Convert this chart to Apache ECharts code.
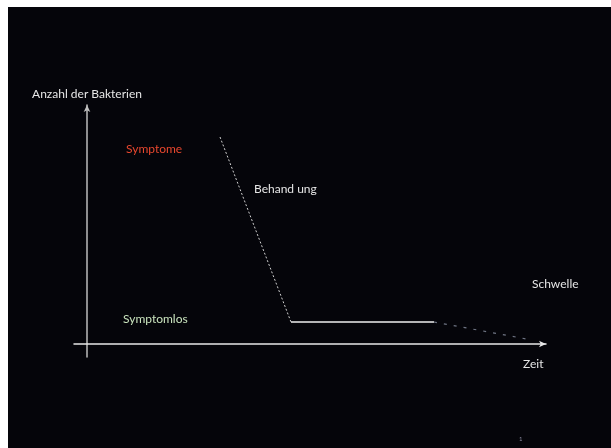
<!DOCTYPE html>
<html><head><meta charset="utf-8">
<script src="https://cdn.jsdelivr.net/npm/echarts@6/dist/echarts.min.js"></script>
<style>html,body{margin:0;padding:0;background:#fff}#c{width:611px;height:448px}</style>
</head><body><div id="c"></div>
<script>
// Data (x: time units, y: bacteria units)
const treatmentLine = [[13.3, 20.7], [20.4, 2.2]];
const plateauLine = [[20.4, 2.2], [34.7, 2.2]];
const declineLine = [[34.7, 2.2], [44.5, 0.4]];
const axisNames = { y: 'Anzahl der Bakterien', x: 'Zeit' };
const annotations = [
  { text: 'Symptome', x: 126, y: 149, color: '#e8472e' },
  { text: 'Behand ung', x: 254, y: 189, color: '#e6e6e6' },
  { text: 'Symptomlos', x: 123, y: 319, color: '#c9e3bd' },
  { text: 'Schwelle', x: 532, y: 284, color: '#e6e6e6' },
  { text: 'Zeit', x: 523, y: 364, color: '#e6e6e6' }
];

const FONT = 'Lato';
const chart = echarts.init(document.getElementById('c'));
chart.setOption({
  backgroundColor: '#ffffff',
  animation: false,
  graphic: [
    { type: 'rect', z: -10, shape: { x: 8, y: 7, width: 603, height: 441 }, style: { fill: '#05050a' } }
  ].concat(annotations.map(a => ({
    type: 'text', x: a.x, y: a.y, z: 10,
    style: { text: a.text, fill: a.color, font: '12px ' + FONT, textVerticalAlign: 'middle' }
  }))).concat([
    { type: 'text', x: 519, y: 439, style: { text: '1', fill: '#8a8aa0', font: '6px ' + FONT, textVerticalAlign: 'middle' } }
  ]),
  grid: { left: 74, right: 65, top: 105, bottom: 91 },
  xAxis: {
    type: 'value', min: -1.3, max: 45.9,
    axisLine: { show: true, onZero: true, symbol: ['none', 'arrow'], symbolSize: [5, 7], lineStyle: { color: '#e8e8e8', width: 1.5 } },
    axisTick: { show: false }, axisLabel: { show: false }, splitLine: { show: false }
  },
  yAxis: {
    type: 'value', min: -1.3, max: 23.9,
    name: axisNames.y, nameLocation: 'end', nameGap: 5,
    nameTextStyle: { color: '#e6e6e6', fontFamily: FONT, fontSize: 12, align: 'center' },
    axisLine: { show: true, onZero: true, symbol: ['none', 'arrow'], symbolSize: [5, 7], lineStyle: { color: '#bdbdbd', width: 1.5 } },
    axisTick: { show: false }, axisLabel: { show: false }, splitLine: { show: false }
  },
  series: [
    { type: 'line', data: treatmentLine, symbol: 'none', lineStyle: { color: '#d0d0d0', width: 1, type: [2, 2] } },
    { type: 'line', data: plateauLine, symbol: 'none', lineStyle: { color: '#f0f0f0', width: 1.5 } },
    { type: 'line', data: declineLine, symbol: 'none', lineStyle: { color: '#6f7584', width: 1.2, type: [3, 7] } }
  ]
});
</script></body></html>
============================================================
● **PROBLEM STATEMENT**
Without the pictures, retype the whole of the material above exactly.

● **SOLUTION TO THIS TASK**
Convert this chart to Apache ECharts code.
<!DOCTYPE html>
<html><head><meta charset="utf-8">
<script src="https://cdn.jsdelivr.net/npm/echarts@6/dist/echarts.min.js"></script>
<style>html,body{margin:0;padding:0;background:#fff}#c{width:611px;height:448px}</style>
</head><body><div id="c"></div>
<script>
// Data (x: time units, y: bacteria units)
const treatmentLine = [[13.3, 20.7], [20.4, 2.2]];
const plateauLine = [[20.4, 2.2], [34.7, 2.2]];
const declineLine = [[34.7, 2.2], [44.5, 0.4]];
const axisNames = { y: 'Anzahl der Bakterien', x: 'Zeit' };
const annotations = [
  { text: 'Symptome', x: 126, y: 149, color: '#e8472e' },
  { text: 'Behand ung', x: 254, y: 189, color: '#e6e6e6' },
  { text: 'Symptomlos', x: 123, y: 319, color: '#c9e3bd' },
  { text: 'Schwelle', x: 532, y: 284, color: '#e6e6e6' },
  { text: 'Zeit', x: 523, y: 364, color: '#e6e6e6' }
];

const FONT = 'Lato';
const chart = echarts.init(document.getElementById('c'));
chart.setOption({
  backgroundColor: '#ffffff',
  animation: false,
  graphic: [
    { type: 'rect', z: -10, shape: { x: 8, y: 7, width: 603, height: 441 }, style: { fill: '#05050a' } }
  ].concat(annotations.map(a => ({
    type: 'text', x: a.x, y: a.y, z: 10,
    style: { text: a.text, fill: a.color, font: '12px ' + FONT, textVerticalAlign: 'middle' }
  }))).concat([
    { type: 'text', x: 519, y: 439, style: { text: '1', fill: '#8a8aa0', font: '6px ' + FONT, textVerticalAlign: 'middle' } }
  ]),
  grid: { left: 74, right: 65, top: 105, bottom: 91 },
  xAxis: {
    type: 'value', min: -1.3, max: 45.9,
    axisLine: { show: true, onZero: true, symbol: ['none', 'arrow'], symbolSize: [5, 7], lineStyle: { color: '#e8e8e8', width: 1.5 } },
    axisTick: { show: false }, axisLabel: { show: false }, splitLine: { show: false }
  },
  yAxis: {
    type: 'value', min: -1.3, max: 23.9,
    name: axisNames.y, nameLocation: 'end', nameGap: 5,
    nameTextStyle: { color: '#e6e6e6', fontFamily: FONT, fontSize: 12, align: 'center' },
    axisLine: { show: true, onZero: true, symbol: ['none', 'arrow'], symbolSize: [5, 7], lineStyle: { color: '#bdbdbd', width: 1.5 } },
    axisTick: { show: false }, axisLabel: { show: false }, splitLine: { show: false }
  },
  series: [
    { type: 'line', data: treatmentLine, symbol: 'none', lineStyle: { color: '#d0d0d0', width: 1, type: [2, 2] } },
    { type: 'line', data: plateauLine, symbol: 'none', lineStyle: { color: '#f0f0f0', width: 1.5 } },
    { type: 'line', data: declineLine, symbol: 'none', lineStyle: { color: '#6f7584', width: 1.2, type: [3, 7] } }
  ]
});
</script></body></html>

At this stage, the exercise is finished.